À l'école de la vie : les apprentissages dans le monde animal

L’apprentissage occupe une place tellement centrale dans la psychologie humaine que nous serions tentés d’en faire l’une de nos spécificités. Or, l’apprentissage est omniprésent dans le monde animal et il prend des formes aussi variées que chez les humains.

Possédons-nous un gène de l’apprentissage ? Sommes-nous le seul animal capable d’apprendre à apprendre ? Il est commun de présenter l’espèce humaine comme unique dans ses apprentissages. Les humains apprennent des langues et l’usage de nombreux outils, qui seuls leur permettraient d’accéder à la création artistique, et à la construction de villes ou de navettes spatiales. En ce sens, ce sont les résultats de nos apprentissages – et non le processus d’apprentissage lui-même – qui nous seraient propres. Selon un schéma volontairement exagéré, les compétences innées seraient inscrites dans nos gènes tandis que l’acquis relèverait du seul apprentissage de l’individu. Cette dichotomie est souvent illustrée de manière caricaturale par les capacités innées des animaux à s’orienter dans l’environnement, trouver leur nourriture ou un partenaire sexuel, tandis qu’à l’inverse, les humains seraient forcés de tout apprendre (voir encadré), ce qui serait facilité par une tendance générale à apprendre, elle-même considérée comme… innée ! Tentons d’y voir plus clair.

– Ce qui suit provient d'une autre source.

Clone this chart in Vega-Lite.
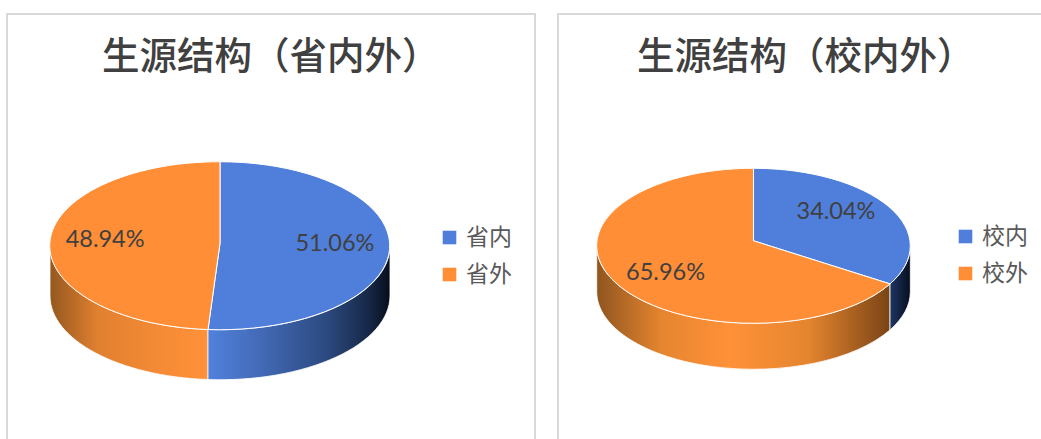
{
"$schema":"https://vega.github.io/schema/vega-lite/v6.json",
"background":"white",
"padding":{"left":6,"top":13,"right":0,"bottom":0},
"autosize":{"type":"pad","contains":"padding"},
"spacing":21,
"config":{"font":"Noto Sans CJK SC","view":{"stroke":"#d9d9d9","strokeWidth":2}},
"resolve":{"scale":{"color":"independent"},"legend":{"color":"independent"}},
"hconcat":[
{"width":528,"height":430,
"title":{"text":"生源结构（省内外）","fontSize":37.5,"fontWeight":500,"color":"#404040","anchor":"start","frame":"group","dx":95,"baseline":"alphabetic","offset":-92},
"data":{"values":[{"category":"省内","share":0.5106},{"category":"省外","share":0.4894}]},
"encoding":{
"x":{"datum":0,"type":"quantitative","scale":{"domain":[-1.253,1.853],"nice":false,"zero":false},"axis":null},
"y":{"datum":0,"type":"quantitative","scale":{"domain":[-2.36,2.758],"nice":false,"zero":false},"axis":null}},
"layer":[
{"transform":[{"filter":"datum.category==='省外'"}],
"mark":{"type":"point","size":4,"filled":true,"opacity":1,"stroke":"#ffffff","strokeWidth":0.8,
"shape":"M-170,0 A170,84 0 0 0 -12,83.8 L-12,133.8 A170,84 0 0 1 -170,50 Z",
"fill":{"gradient":"linear","x1":0,"y1":0,"x2":1,"y2":0,"stops":[{"offset":0,"color":"#94581f"},{"offset":0.3,"color":"#e08030"},{"offset":0.75,"color":"#f78c36"},{"offset":1,"color":"#ff9138"}]}}},
{"transform":[{"filter":"datum.category==='省内'"}],
"mark":{"type":"point","size":4,"filled":true,"opacity":1,"stroke":"#ffffff","strokeWidth":0.8,
"shape":"M-12,83.8 A170,84 0 0 0 170,0 L170,50 A170,84 0 0 1 -12,133.8 Z",
"fill":{"gradient":"linear","x1":0,"y1":0,"x2":1,"y2":0,"stops":[{"offset":0,"color":"#5181dc"},{"offset":0.3,"color":"#4269b5"},{"offset":0.65,"color":"#2c4a80"},{"offset":0.88,"color":"#172848"},{"offset":1,"color":"#070e1c"}]}}},
{"transform":[{"filter":"datum.category==='省内'"}],
"mark":{"type":"point","size":4,"filled":true,"opacity":1,"stroke":"#ffffff","strokeWidth":1,"shape":"M0,-2.5 L0,-84 A170,84 0 1 1 -12,83.8 Z"},
"encoding":{"color":{"field":"category","type":"nominal","scale":{"domain":["省内","省外"],"range":["#4f7fda","#ff8e36"]},
"legend":{"orient":"none","legendX":431,"legendY":212,"title":null,"symbolType":"square","symbolSize":185,"symbolStrokeWidth":0,"symbolOpacity":1,"labelFontSize":23,"labelColor":"#595959","labelOffset":5,"rowPadding":13,"padding":0}}}},
{"transform":[{"filter":"datum.category==='省外'"}],
"mark":{"type":"point","size":4,"filled":true,"opacity":1,"stroke":"#ffffff","strokeWidth":1,"shape":"M0,-2.5 L-12,83.8 A170,84 0 0 1 0,-84 Z"},
"encoding":{"color":{"field":"category","type":"nominal","scale":{"domain":["省内","省外"],"range":["#4f7fda","#ff8e36"]},
"legend":{"orient":"none","legendX":431,"legendY":212,"title":null,"symbolType":"square","symbolSize":185,"symbolStrokeWidth":0,"symbolOpacity":1,"labelFontSize":23,"labelColor":"#595959","labelOffset":5,"rowPadding":13,"padding":0}}}},
{"transform":[{"filter":"datum.category==='省内'"}],
"mark":{"type":"text","font":"Lato","fontSize":23.5,"color":"#404040","align":"center","baseline":"middle"},
"encoding":{"text":{"field":"share","type":"quantitative","format":".2%"},
"x":{"datum":0.676,"type":"quantitative","scale":{"domain":[-1.253,1.853],"nice":false,"zero":false},"axis":null},
"y":{"datum":0.026,"type":"quantitative","scale":{"domain":[-2.36,2.758],"nice":false,"zero":false},"axis":null}}},
{"transform":[{"filter":"datum.category==='省外'"}],
"mark":{"type":"text","font":"Lato","fontSize":23.5,"color":"#404040","align":"center","baseline":"middle"},
"encoding":{"text":{"field":"share","type":"quantitative","format":".2%"},
"x":{"datum":-0.676,"type":"quantitative","scale":{"domain":[-1.253,1.853],"nice":false,"zero":false},"axis":null},
"y":{"datum":0.068,"type":"quantitative","scale":{"domain":[-2.36,2.758],"nice":false,"zero":false},"axis":null}}}
]},
{"width":490,"height":430,
"title":{"text":"生源结构（校内外）","fontSize":37.5,"fontWeight":500,"color":"#404040","anchor":"start","frame":"group","dx":79,"baseline":"alphabetic","offset":-92},
"data":{"values":[{"category":"校内","share":0.3404},{"category":"校外","share":0.6596}]},
"encoding":{
"x":{"datum":0,"type":"quantitative","scale":{"domain":[-1.247,1.878],"nice":false,"zero":false},"axis":null},
"y":{"datum":0,"type":"quantitative","scale":{"domain":[-2.557,2.99],"nice":false,"zero":false},"axis":null}},
"layer":[
{"transform":[{"filter":"datum.category==='校外'"}],
"mark":{"type":"point","size":4,"filled":true,"opacity":1,"stroke":"#ffffff","strokeWidth":0.8,
"shape":"M-156.8,0 A156.8,77.5 0 0 0 136.5,38.1 L136.5,84.1 A156.8,77.5 0 0 1 -156.8,46 Z",
"fill":{"gradient":"linear","x1":0,"y1":0,"x2":1,"y2":0,"stops":[{"offset":0,"color":"#8f5520"},{"offset":0.22,"color":"#e5852f"},{"offset":0.45,"color":"#ff9138"},{"offset":0.72,"color":"#e5852f"},{"offset":1,"color":"#7a4415"}]}}},
{"transform":[{"filter":"datum.category==='校内'"}],
"mark":{"type":"point","size":4,"filled":true,"opacity":1,"stroke":"#ffffff","strokeWidth":0.8,
"shape":"M156.8,0 L156.8,46 A156.8,77.5 0 0 1 136.5,84.1 L136.5,38.1 A156.8,77.5 0 0 0 156.8,0 Z",
"fill":{"gradient":"linear","x1":0,"y1":0,"x2":1,"y2":0,"stops":[{"offset":0,"color":"#1d3665"},{"offset":1,"color":"#070e1c"}]}}},
{"transform":[{"filter":"datum.category==='校内'"}],
"mark":{"type":"point","size":4,"filled":true,"opacity":1,"stroke":"#ffffff","strokeWidth":1,"shape":"M0,-5 L0,-77.5 A156.8,77.5 0 0 1 136.5,38.1 Z"},
"encoding":{"color":{"field":"category","type":"nominal","scale":{"domain":["校内","校外"],"range":["#4f7fda","#ff8e36"]},
"legend":{"orient":"none","legendX":396,"legendY":211,"title":null,"symbolType":"square","symbolSize":185,"symbolStrokeWidth":0,"symbolOpacity":1,"labelFontSize":23,"labelColor":"#595959","labelOffset":5,"rowPadding":13,"padding":0}}}},
{"transform":[{"filter":"datum.category==='校外'"}],
"mark":{"type":"point","size":4,"filled":true,"opacity":1,"stroke":"#ffffff","strokeWidth":1,"shape":"M0,-5 L136.5,38.1 A156.8,77.5 0 1 1 0,-77.5 Z"},
"encoding":{"color":{"field":"category","type":"nominal","scale":{"domain":["校内","校外"],"range":["#4f7fda","#ff8e36"]},
"legend":{"orient":"none","legendX":396,"legendY":211,"title":null,"symbolType":"square","symbolSize":185,"symbolStrokeWidth":0,"symbolOpacity":1,"labelFontSize":23,"labelColor":"#595959","labelOffset":5,"rowPadding":13,"padding":0}}}},
{"transform":[{"filter":"datum.category==='校内'"}],
"mark":{"type":"text","font":"Lato","fontSize":23.5,"color":"#404040","align":"center","baseline":"middle"},
"encoding":{"text":{"field":"share","type":"quantitative","format":".2%"},
"x":{"datum":0.526,"type":"quantitative","scale":{"domain":[-1.247,1.878],"nice":false,"zero":false},"axis":null},
"y":{"datum":0.44,"type":"quantitative","scale":{"domain":[-2.557,2.99],"nice":false,"zero":false},"axis":null}}},
{"transform":[{"filter":"datum.category==='校外'"}],
"mark":{"type":"text","font":"Lato","fontSize":23.5,"color":"#404040","align":"center","baseline":"middle"},
"encoding":{"text":{"field":"share","type":"quantitative","format":".2%"},
"x":{"datum":-0.561,"type":"quantitative","scale":{"domain":[-1.247,1.878],"nice":false,"zero":false},"axis":null},
"y":{"datum":-0.351,"type":"quantitative","scale":{"domain":[-2.557,2.99],"nice":false,"zero":false},"axis":null}}}
]}
]}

Commençons donc par désapprendre…

Des cas d’apprentissage sont observés chez tous les animaux étudiés possédant un cerveau, même très petit. L’apprentissage est tellement commun chez l’animal qu’il est le premier outil de l’éthologiste : une très grande majorité d’expériences en laboratoire reposent en effet sur des apprentissages simples, qui ne sont pas l’objet de l’étude mais permettent au chercheur d’étudier un autre phénomène en contrôlant mieux ses animaux. Par exemple, il est facile d’apprendre aux poissons d’un aquarium la zone et l’heure de distribution de nourriture. Une fois cet apprentissage réalisé, le chercheur peut ensuite s’en servir pour mélanger des poissons « informés » avec des « naïfs », et regarder ce qui se passe à l’échelle collective : à savoir que les poissons informés entraînent les naïfs vers la source de nourriture !

Des découvertes récentes sur le ver C. elegans ont permis de mettre en évidence que ce petit organisme d’un millimètre, qui vit dans le sol et possède 302 neurones, est capable d’apprendre à approcher ou à éviter des goûts, des odeurs et des températures indiquant la présence ou l’absence de nourriture. Ce résultat est d’autant plus étonnant que tous les représentants de l’espèce possèdent la même organisation neurale, ce que les scientifiques pensaient la preuve d’une forme d’inflexibilité cognitive. Or, même chez les organismes possédant des comportements innés ou réflexes qui s’expriment spontanément en réponse à une stimulation interne et/ou externe, l’apprentissage par l’expérience vient moduler les comportements observés. La blatte germanique cherche par exemple sa nourriture en se reposant sur un système de navigation qui lui permet à tout moment de se repérer dans l’environnement par rapport à son point de départ. À ce système inné s’ajoute l’apprentissage de repères visuels dans un environnement présentant des sources de nourriture abondantes et prévisibles, comme les restes alimentaires d’une cuisine. Ainsi, selon les caractéristiques de l’environnement, la blatte va adopter la stratégie innée ou celle apprise en situation. L’apprentissage est ainsi le processus par lequel un individu modifie ses comportements au travers de l’expérience.